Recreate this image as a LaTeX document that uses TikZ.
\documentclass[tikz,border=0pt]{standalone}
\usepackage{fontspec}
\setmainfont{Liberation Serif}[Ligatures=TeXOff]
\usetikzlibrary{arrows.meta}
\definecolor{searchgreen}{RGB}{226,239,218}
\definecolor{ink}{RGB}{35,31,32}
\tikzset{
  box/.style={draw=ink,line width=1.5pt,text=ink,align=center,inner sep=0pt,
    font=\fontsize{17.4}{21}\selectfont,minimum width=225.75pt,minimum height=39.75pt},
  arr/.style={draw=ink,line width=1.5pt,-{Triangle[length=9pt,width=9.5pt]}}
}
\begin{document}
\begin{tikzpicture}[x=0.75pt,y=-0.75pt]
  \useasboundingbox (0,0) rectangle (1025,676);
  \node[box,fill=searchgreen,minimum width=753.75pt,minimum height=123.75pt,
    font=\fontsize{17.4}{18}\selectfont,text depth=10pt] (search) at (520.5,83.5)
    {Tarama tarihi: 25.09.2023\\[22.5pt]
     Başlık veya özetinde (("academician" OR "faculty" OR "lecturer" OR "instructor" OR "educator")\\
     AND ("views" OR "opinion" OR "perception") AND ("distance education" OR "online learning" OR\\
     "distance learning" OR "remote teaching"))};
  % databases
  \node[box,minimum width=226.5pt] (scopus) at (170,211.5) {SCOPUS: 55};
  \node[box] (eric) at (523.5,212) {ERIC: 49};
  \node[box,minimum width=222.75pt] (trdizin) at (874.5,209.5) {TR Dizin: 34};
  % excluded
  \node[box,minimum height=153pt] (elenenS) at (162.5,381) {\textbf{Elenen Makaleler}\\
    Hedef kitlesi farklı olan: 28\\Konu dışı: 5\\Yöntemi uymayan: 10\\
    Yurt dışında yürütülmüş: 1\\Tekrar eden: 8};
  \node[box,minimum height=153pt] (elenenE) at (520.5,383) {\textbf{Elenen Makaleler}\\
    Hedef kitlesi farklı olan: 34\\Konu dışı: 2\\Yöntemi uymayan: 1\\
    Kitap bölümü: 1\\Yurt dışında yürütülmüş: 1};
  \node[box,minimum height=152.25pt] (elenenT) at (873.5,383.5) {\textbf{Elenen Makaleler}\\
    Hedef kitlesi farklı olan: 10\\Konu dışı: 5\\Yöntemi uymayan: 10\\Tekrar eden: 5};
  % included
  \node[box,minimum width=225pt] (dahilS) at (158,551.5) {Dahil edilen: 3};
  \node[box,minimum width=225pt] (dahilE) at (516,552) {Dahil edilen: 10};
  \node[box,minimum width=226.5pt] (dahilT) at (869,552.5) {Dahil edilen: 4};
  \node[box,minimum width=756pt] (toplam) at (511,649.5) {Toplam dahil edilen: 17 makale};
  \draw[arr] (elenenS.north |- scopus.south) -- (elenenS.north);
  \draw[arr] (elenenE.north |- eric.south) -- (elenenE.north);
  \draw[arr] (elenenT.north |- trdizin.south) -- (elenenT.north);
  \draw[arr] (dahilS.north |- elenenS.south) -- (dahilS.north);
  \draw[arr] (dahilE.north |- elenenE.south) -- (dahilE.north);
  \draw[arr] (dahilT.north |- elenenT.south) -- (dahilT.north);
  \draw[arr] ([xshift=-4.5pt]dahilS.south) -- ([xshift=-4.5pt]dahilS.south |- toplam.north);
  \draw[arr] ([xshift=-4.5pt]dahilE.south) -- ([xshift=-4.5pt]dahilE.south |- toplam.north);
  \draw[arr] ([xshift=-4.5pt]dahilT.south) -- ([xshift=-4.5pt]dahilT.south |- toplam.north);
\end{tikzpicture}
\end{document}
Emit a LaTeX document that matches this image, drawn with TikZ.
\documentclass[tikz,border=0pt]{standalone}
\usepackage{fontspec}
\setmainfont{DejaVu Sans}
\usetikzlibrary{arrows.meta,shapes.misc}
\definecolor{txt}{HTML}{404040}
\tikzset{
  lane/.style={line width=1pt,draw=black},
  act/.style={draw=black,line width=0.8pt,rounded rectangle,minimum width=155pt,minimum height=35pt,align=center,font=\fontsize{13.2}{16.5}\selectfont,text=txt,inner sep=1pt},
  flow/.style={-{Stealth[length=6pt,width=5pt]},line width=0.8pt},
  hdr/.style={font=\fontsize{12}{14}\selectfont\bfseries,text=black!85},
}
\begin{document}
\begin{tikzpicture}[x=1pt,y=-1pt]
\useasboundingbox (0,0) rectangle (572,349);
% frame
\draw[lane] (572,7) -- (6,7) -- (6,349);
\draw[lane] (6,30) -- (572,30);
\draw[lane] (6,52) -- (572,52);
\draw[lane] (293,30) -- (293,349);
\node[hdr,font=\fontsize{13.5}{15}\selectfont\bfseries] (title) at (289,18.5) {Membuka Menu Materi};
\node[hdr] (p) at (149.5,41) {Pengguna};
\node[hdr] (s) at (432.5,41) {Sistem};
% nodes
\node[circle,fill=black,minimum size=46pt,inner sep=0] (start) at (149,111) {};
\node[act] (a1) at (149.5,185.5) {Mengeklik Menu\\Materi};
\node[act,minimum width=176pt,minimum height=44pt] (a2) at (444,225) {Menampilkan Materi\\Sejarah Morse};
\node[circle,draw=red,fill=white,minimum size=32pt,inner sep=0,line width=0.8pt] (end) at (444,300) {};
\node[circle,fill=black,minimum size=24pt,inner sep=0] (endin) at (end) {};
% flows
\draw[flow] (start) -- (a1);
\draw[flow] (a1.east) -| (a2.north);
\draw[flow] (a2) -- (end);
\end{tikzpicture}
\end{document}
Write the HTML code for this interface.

# What to do:
Extract the entries above verbatim.

# Task result:
Recreate this image as a LaTeX document that uses TikZ.
\documentclass[tikz,border=0pt]{standalone}
\usepackage{fontspec}
\setmainfont{Liberation Serif}[Ligatures=TeXOff]
\usetikzlibrary{arrows.meta}
\definecolor{searchgreen}{RGB}{226,239,218}
\definecolor{ink}{RGB}{35,31,32}
\tikzset{
  box/.style={draw=ink,line width=1.5pt,text=ink,align=center,inner sep=0pt,
    font=\fontsize{17.4}{21}\selectfont,minimum width=225.75pt,minimum height=39.75pt},
  arr/.style={draw=ink,line width=1.5pt,-{Triangle[length=9pt,width=9.5pt]}}
}
\begin{document}
\begin{tikzpicture}[x=0.75pt,y=-0.75pt]
  \useasboundingbox (0,0) rectangle (1025,676);
  \node[box,fill=searchgreen,minimum width=753.75pt,minimum height=123.75pt,
    font=\fontsize{17.4}{18}\selectfont,text depth=10pt] (search) at (520.5,83.5)
    {Tarama tarihi: 25.09.2023\\[22.5pt]
     Başlık veya özetinde (("academician" OR "faculty" OR "lecturer" OR "instructor" OR "educator")\\
     AND ("views" OR "opinion" OR "perception") AND ("distance education" OR "online learning" OR\\
     "distance learning" OR "remote teaching"))};
  % databases
  \node[box,minimum width=226.5pt] (scopus) at (170,211.5) {SCOPUS: 55};
  \node[box] (eric) at (523.5,212) {ERIC: 49};
  \node[box,minimum width=222.75pt] (trdizin) at (874.5,209.5) {TR Dizin: 34};
  % excluded
  \node[box,minimum height=153pt] (elenenS) at (162.5,381) {\textbf{Elenen Makaleler}\\
    Hedef kitlesi farklı olan: 28\\Konu dışı: 5\\Yöntemi uymayan: 10\\
    Yurt dışında yürütülmüş: 1\\Tekrar eden: 8};
  \node[box,minimum height=153pt] (elenenE) at (520.5,383) {\textbf{Elenen Makaleler}\\
    Hedef kitlesi farklı olan: 34\\Konu dışı: 2\\Yöntemi uymayan: 1\\
    Kitap bölümü: 1\\Yurt dışında yürütülmüş: 1};
  \node[box,minimum height=152.25pt] (elenenT) at (873.5,383.5) {\textbf{Elenen Makaleler}\\
    Hedef kitlesi farklı olan: 10\\Konu dışı: 5\\Yöntemi uymayan: 10\\Tekrar eden: 5};
  % included
  \node[box,minimum width=225pt] (dahilS) at (158,551.5) {Dahil edilen: 3};
  \node[box,minimum width=225pt] (dahilE) at (516,552) {Dahil edilen: 10};
  \node[box,minimum width=226.5pt] (dahilT) at (869,552.5) {Dahil edilen: 4};
  \node[box,minimum width=756pt] (toplam) at (511,649.5) {Toplam dahil edilen: 17 makale};
  \draw[arr] (elenenS.north |- scopus.south) -- (elenenS.north);
  \draw[arr] (elenenE.north |- eric.south) -- (elenenE.north);
  \draw[arr] (elenenT.north |- trdizin.south) -- (elenenT.north);
  \draw[arr] (dahilS.north |- elenenS.south) -- (dahilS.north);
  \draw[arr] (dahilE.north |- elenenE.south) -- (dahilE.north);
  \draw[arr] (dahilT.north |- elenenT.south) -- (dahilT.north);
  \draw[arr] ([xshift=-4.5pt]dahilS.south) -- ([xshift=-4.5pt]dahilS.south |- toplam.north);
  \draw[arr] ([xshift=-4.5pt]dahilE.south) -- ([xshift=-4.5pt]dahilE.south |- toplam.north);
  \draw[arr] ([xshift=-4.5pt]dahilT.south) -- ([xshift=-4.5pt]dahilT.south |- toplam.north);
\end{tikzpicture}
\end{document}
Emit a LaTeX document that matches this image, drawn with TikZ.
\documentclass[tikz,border=0pt]{standalone}
\usepackage{fontspec}
\setmainfont{DejaVu Sans}
\usetikzlibrary{arrows.meta,shapes.misc}
\definecolor{txt}{HTML}{404040}
\tikzset{
  lane/.style={line width=1pt,draw=black},
  act/.style={draw=black,line width=0.8pt,rounded rectangle,minimum width=155pt,minimum height=35pt,align=center,font=\fontsize{13.2}{16.5}\selectfont,text=txt,inner sep=1pt},
  flow/.style={-{Stealth[length=6pt,width=5pt]},line width=0.8pt},
  hdr/.style={font=\fontsize{12}{14}\selectfont\bfseries,text=black!85},
}
\begin{document}
\begin{tikzpicture}[x=1pt,y=-1pt]
\useasboundingbox (0,0) rectangle (572,349);
% frame
\draw[lane] (572,7) -- (6,7) -- (6,349);
\draw[lane] (6,30) -- (572,30);
\draw[lane] (6,52) -- (572,52);
\draw[lane] (293,30) -- (293,349);
\node[hdr,font=\fontsize{13.5}{15}\selectfont\bfseries] (title) at (289,18.5) {Membuka Menu Materi};
\node[hdr] (p) at (149.5,41) {Pengguna};
\node[hdr] (s) at (432.5,41) {Sistem};
% nodes
\node[circle,fill=black,minimum size=46pt,inner sep=0] (start) at (149,111) {};
\node[act] (a1) at (149.5,185.5) {Mengeklik Menu\\Materi};
\node[act,minimum width=176pt,minimum height=44pt] (a2) at (444,225) {Menampilkan Materi\\Sejarah Morse};
\node[circle,draw=red,fill=white,minimum size=32pt,inner sep=0,line width=0.8pt] (end) at (444,300) {};
\node[circle,fill=black,minimum size=24pt,inner sep=0] (endin) at (end) {};
% flows
\draw[flow] (start) -- (a1);
\draw[flow] (a1.east) -| (a2.north);
\draw[flow] (a2) -- (end);
\end{tikzpicture}
\end{document}
Write the HTML code for this interface.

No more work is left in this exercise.